Point mutant forms of NiV V and W do not interact with or inhibit STAT1. (A) Plasmids encoding the HA-tagged NiV V and W WT or mutant proteins were transfected in 293T cells and immunoprecipitated (IP) as described in the legend to Fig. 3. (B) IFN-β-induced STAT1 phosphorylation was assessed in 293T cells transfected with WT or G121E mutant versions of P, V, and W as described in the legend to Fig. 3C. IB, immunoblot; WCL, whole-cell lysate.
- FIG. 7.
Growth kinetics of WT and mutant NiVs. (A) Illustration of the recombinant NiV genome used to generate WT, Cko, and G121E mutant NiVs. Triangles indicate nucleotide changes designed to knock out the expression of the C ORF, and the star indicates the substitution creating the G121E mutation in the P, V, and W proteins. Growth kinetics of recombinant NiVs in 293T cells (B) and Vero E6 cells (C). Cells were infected at an MOI of 0.05, and titers in the culture supernatants were assessed at 1, 2, and 3 days postinfection. TCID50, 50% tissue culture infective doses.
- FIG. 8.
Impact of WT and mutant NiVs on the localization and phosphorylation of endogenous STAT1. Vero E6 cells were infected with the indicated viruses and treated with IFN-β at 12 h postinfection.

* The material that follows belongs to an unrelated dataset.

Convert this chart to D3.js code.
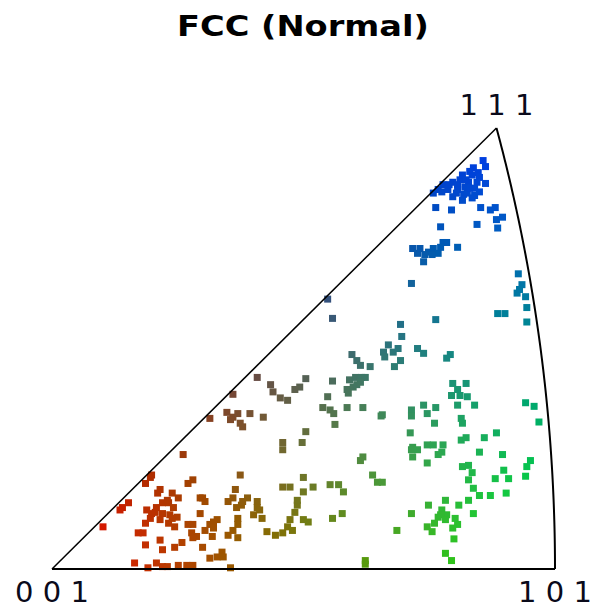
<!DOCTYPE html>
<html>
<head>
<meta charset="utf-8">
<script src="https://cdn.jsdelivr.net/npm/d3@7"></script>
<style>
  html, body { margin: 0; padding: 0; background: #fff; }
  svg { display: block; }
</style>
</head>
<body>
<svg id="chart" width="602" height="608"></svg>
<script>
// ---- DATA (stereographic projection coordinates [X, Y]) ----
const chartTitle = "FCC (Normal)";
const cornerLabels = ["0 0 1", "1 0 1", "1 1 1"];

const pointsNear111 = [
  [0.355,0.339],[0.357,0.334],[0.347,0.333],[0.351,0.329],[0.346,0.327],[0.352,0.325],
  [0.357,0.320],[0.350,0.321],[0.343,0.321],[0.336,0.323],[0.330,0.321],[0.340,0.317],
  [0.348,0.316],[0.334,0.315],[0.342,0.312],[0.352,0.313],[0.338,0.306],[0.346,0.308],
  [0.330,0.309],[0.322,0.319],[0.318,0.315],[0.314,0.312],[0.321,0.313],[0.344,0.316],
  [0.338,0.327],[0.334,0.319],[0.326,0.315],[0.341,0.323],[0.348,0.310],[0.344,0.330],
  [0.339,0.311],[0.333,0.312],[0.327,0.319],
  [0.316,0.300],[0.329,0.298],[0.353,0.300],[0.361,0.298],[0.365,0.300],[0.371,0.292],
  [0.366,0.290],[0.350,0.286],[0.320,0.284],[0.367,0.283],[0.334,0.267]
];
const pointsBlue = [
  [0.297,0.266],[0.301,0.262],[0.306,0.255],[0.310,0.263],[0.314,0.266],[0.318,0.262],
  [0.322,0.271],[0.325,0.271],[0.320,0.267],[0.313,0.261],[0.307,0.261],[0.303,0.266],
  [0.384,0.245],[0.387,0.236],[0.383,0.229],[0.390,0.226],[0.391,0.217],[0.385,0.232],
  [0.367,0.212],[0.373,0.212],[0.391,0.205],[0.316,0.207],[0.296,0.237],
  [0.227,0.224],[0.231,0.208]
];
const pointsTeal = [
  [0.287,0.203],[0.288,0.193],[0.273,0.180],[0.277,0.186],[0.281,0.180],[0.285,0.183],
  [0.274,0.176],[0.287,0.173],[0.282,0.168],[0.301,0.183],[0.306,0.179],[0.328,0.178],
  [0.325,0.175],[0.247,0.178],[0.251,0.173],[0.254,0.169],[0.262,0.168],
  [0.243,0.149],[0.245,0.157],[0.250,0.159],[0.255,0.159],[0.258,0.159],[0.248,0.151],
  [0.254,0.155],[0.244,0.146],[0.251,0.153],[0.231,0.156],[0.227,0.143],[0.223,0.134],
  [0.229,0.132],[0.232,0.129],[0.243,0.134],[0.256,0.134],[0.271,0.127],[0.233,0.120]
];
const pointsMauve = [
  [0.209,0.158],[0.204,0.151],[0.200,0.149],[0.180,0.153],[0.182,0.147],[0.188,0.142],
  [0.194,0.140],[0.169,0.159],[0.149,0.145],[0.130,0.125],[0.144,0.130],[0.149,0.126],
  [0.153,0.129],[0.163,0.129],[0.155,0.121],[0.157,0.118],[0.174,0.126],[0.147,0.124],
  [0.209,0.114],[0.190,0.105],[0.190,0.099],[0.206,0.105],[0.108,0.095]
];
const pointsGreenTeal = [
  [0.296,0.132],[0.306,0.136],[0.309,0.129],[0.316,0.134],[0.296,0.127],[0.295,0.113],
  [0.297,0.101],[0.309,0.103],[0.256,0.093],[0.330,0.154],[0.341,0.154],[0.329,0.144],
  [0.336,0.144],[0.342,0.143],[0.334,0.136],[0.348,0.136],[0.334,0.149],[0.390,0.138],
  [0.397,0.135],[0.401,0.122],[0.272,0.128],[0.337,0.125],[0.338,0.121],[0.315,0.121]
];
const pointsGreen = [
  [0.366,0.113],[0.356,0.109],[0.337,0.107],[0.341,0.109],[0.296,0.099],[0.297,0.093],
  [0.314,0.103],[0.322,0.103],[0.321,0.097],[0.318,0.095],[0.301,0.099],[0.352,0.097],
  [0.371,0.095],[0.394,0.090],[0.391,0.085],[0.390,0.077],[0.309,0.088],[0.338,0.085],
  [0.343,0.086],[0.346,0.080],[0.343,0.074],[0.372,0.082],[0.365,0.075],[0.376,0.075],
  [0.272,0.072],[0.347,0.067],[0.352,0.061],[0.361,0.061],[0.374,0.063],[0.343,0.057],
  [0.335,0.053],[0.324,0.057],[0.321,0.049],[0.318,0.043],[0.315,0.038],[0.309,0.035],
  [0.313,0.031],[0.325,0.045],[0.310,0.053],[0.296,0.046],[0.347,0.046],[0.332,0.042],
  [0.334,0.037],[0.330,0.034],[0.331,0.025],[0.284,0.032],[0.324,0.013],[0.329,0.007],
  [0.320,0.045],[0.324,0.041]
];
const pointsOlive = [
  [0.264,0.078],[0.268,0.072],[0.254,0.090],[0.207,0.076],[0.215,0.068],[0.207,0.064],
  [0.229,0.070],[0.236,0.070],[0.240,0.064],[0.231,0.042],[0.239,0.046],[0.207,0.041],
  [0.211,0.039],[0.258,0.007],[0.258,0.004]
];
const pointsBrown = [
  [0.155,0.078],[0.116,0.074],[0.151,0.066],[0.190,0.068],[0.196,0.068],[0.122,0.059],
  [0.126,0.056],[0.145,0.056],[0.149,0.059],[0.156,0.053],[0.161,0.059],[0.169,0.056],
  [0.152,0.051],[0.169,0.051],[0.122,0.046],[0.166,0.045],[0.173,0.042],[0.202,0.053],
  [0.200,0.047],[0.153,0.042],[0.153,0.037],[0.136,0.041],[0.130,0.037],[0.126,0.032],
  [0.132,0.027],[0.116,0.037],[0.116,0.026],[0.149,0.032],[0.145,0.028],[0.153,0.026],
  [0.196,0.041],[0.194,0.035],[0.177,0.031],[0.184,0.028],[0.190,0.030],[0.198,0.032],
  [0.124,0.018],[0.140,0.014],[0.136,0.010],[0.130,0.009],[0.141,0.010],[0.116,0.003],
  [0.147,0.001],[0.112,0.071],[0.133,0.039],[0.133,0.034],[0.124,0.059],[0.171,0.049],
  [0.202,0.057],[0.157,0.056]
];
const pointsRed = [
  [0.081,0.076],[0.077,0.071],[0.082,0.078],[0.042,0.035],[0.058,0.051],[0.063,0.055],
  [0.056,0.049],[0.089,0.066],[0.099,0.063],[0.104,0.059],[0.091,0.055],[0.096,0.055],
  [0.100,0.051],[0.078,0.049],[0.085,0.047],[0.091,0.046],[0.097,0.045],[0.103,0.043],
  [0.081,0.042],[0.089,0.041],[0.077,0.038],[0.096,0.038],[0.101,0.035],[0.071,0.030],
  [0.075,0.030],[0.089,0.024],[0.091,0.016],[0.077,0.020],[0.112,0.037],[0.115,0.030],
  [0.119,0.027],[0.101,0.018],[0.068,0.005],[0.086,0.005],[0.091,0.002],[0.079,0.001],
  [0.104,0.003],[0.111,0.003],[0.095,0.002],[0.107,0.022],[0.087,0.063],[0.095,0.057],
  [0.086,0.051],[0.082,0.046],[0.099,0.042]
];

// ---- CHART ----
const svg = d3.select("#chart");
const X101 = Math.SQRT2 - 1;            // stereographic x of [101]
const Y111 = (Math.sqrt(3) - 1) / 2;    // stereographic x=y of [111]

const x = d3.scaleLinear().domain([0, X101]).range([52, 555]);
const y = d3.scaleLinear().domain([0, Y111]).range([569, 128]);

const allPoints = [].concat(pointsRed, pointsBrown, pointsOlive, pointsMauve,
  pointsTeal, pointsGreenTeal, pointsGreen, pointsBlue, pointsNear111);

// IPF colour from angular distance to each corner
const corners = [[0,0,1],[Math.SQRT1_2,0,Math.SQRT1_2],[1/Math.sqrt(3),1/Math.sqrt(3),1/Math.sqrt(3)]];
const cutoff = [45, 45, 40];
function ipfColor(p) {
  const r2 = p[0]*p[0] + p[1]*p[1];
  const d = 1 + r2;
  const v = [2*p[0]/d, 2*p[1]/d, (1 - r2)/d];
  const c = corners.map((k, i) => {
    const dot = Math.min(1, v[0]*k[0] + v[1]*k[1] + v[2]*k[2]);
    const ang = Math.acos(dot) * 180 / Math.PI;
    return Math.max(0, 1 - ang / cutoff[i]);
  });
  return d3.rgb(c[0]*245, c[1]*240, c[2]*240).toString();
}

const sq = 7;
svg.append("g")
  .selectAll("rect")
  .data(allPoints)
  .join("rect")
  .attr("x", d => x(d[0]) - sq/2)
  .attr("y", d => y(d[1]) - sq/2)
  .attr("width", sq)
  .attr("height", sq)
  .attr("fill", d => ipfColor(d));

// triangle outline
const edge = svg.append("g").attr("fill", "none").attr("stroke", "#000");
edge.append("line")
  .attr("x1", x(0)).attr("y1", y(0)).attr("x2", x(X101)).attr("y2", y(0))
  .attr("stroke-width", 2);
edge.append("line")
  .attr("x1", x(0)).attr("y1", y(0)).attr("x2", x(Y111)).attr("y2", y(Y111))
  .attr("stroke-width", 1.5);
const arc = d3.range(0, 1.0001, 0.01).map(t => {
  const s = Math.sqrt(2 + t*t) + 1;
  return [1 / s, t / s];
});
edge.append("path")
  .attr("d", d3.line().x(d => x(d[0])).y(d => y(d[1]))(arc))
  .attr("stroke-width", 2);

// labels
const labelPos = [[0, 0], [X101, 0], [Y111, Y111]];
svg.append("g")
  .selectAll("text")
  .data(cornerLabels)
  .join("text")
  .attr("x", (d, i) => x(labelPos[i][0]))
  .attr("y", (d, i) => i < 2 ? 602 : 115)
  .attr("text-anchor", "middle")
  .attr("font-family", "DejaVu Sans, Verdana, sans-serif")
  .attr("font-size", 29)
  .attr("textLength", 74)
  .attr("lengthAdjust", "spacing")
  .attr("fill", "#0a0a1a")
  .text(d => d);

svg.append("text")
  .attr("transform", "translate(303,36) scale(1.16,1)")
  .attr("text-anchor", "middle")
  .attr("font-family", "DejaVu Sans, Verdana, sans-serif")
  .attr("font-weight", "bold")
  .attr("font-size", 29)
  .attr("fill", "#000")
  .text(chartTitle);
</script>
</body>
</html>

The phospho-Y701 form of endogenous STAT1 (P-STAT1, green staining) was analyzed in infected cells paraformaldehyde fixed 40 min after IFN-β addition. NiV M protein expression is a marker for infection (red), and DAPI staining indicates the cell nucleus (blue). Arrowheads point to representative infected cells.
- FIG. 9.
WT and Cko viruses direct STAT1 to the nucleus, but the G121E mutant virus fails to control STAT1 localization. STAT1-GFP localization following NiV infection and subsequent IFN treatment. Vero E6 cells were transfected with STAT1-GFP plasmid, and at 10 hpt, cells were mock infected or infected with WT, Cko, or G121E mutant NiV. At 17 h postinfection, cells were treated with IFN-β and imaged at 40 min or 24 h posttreatment.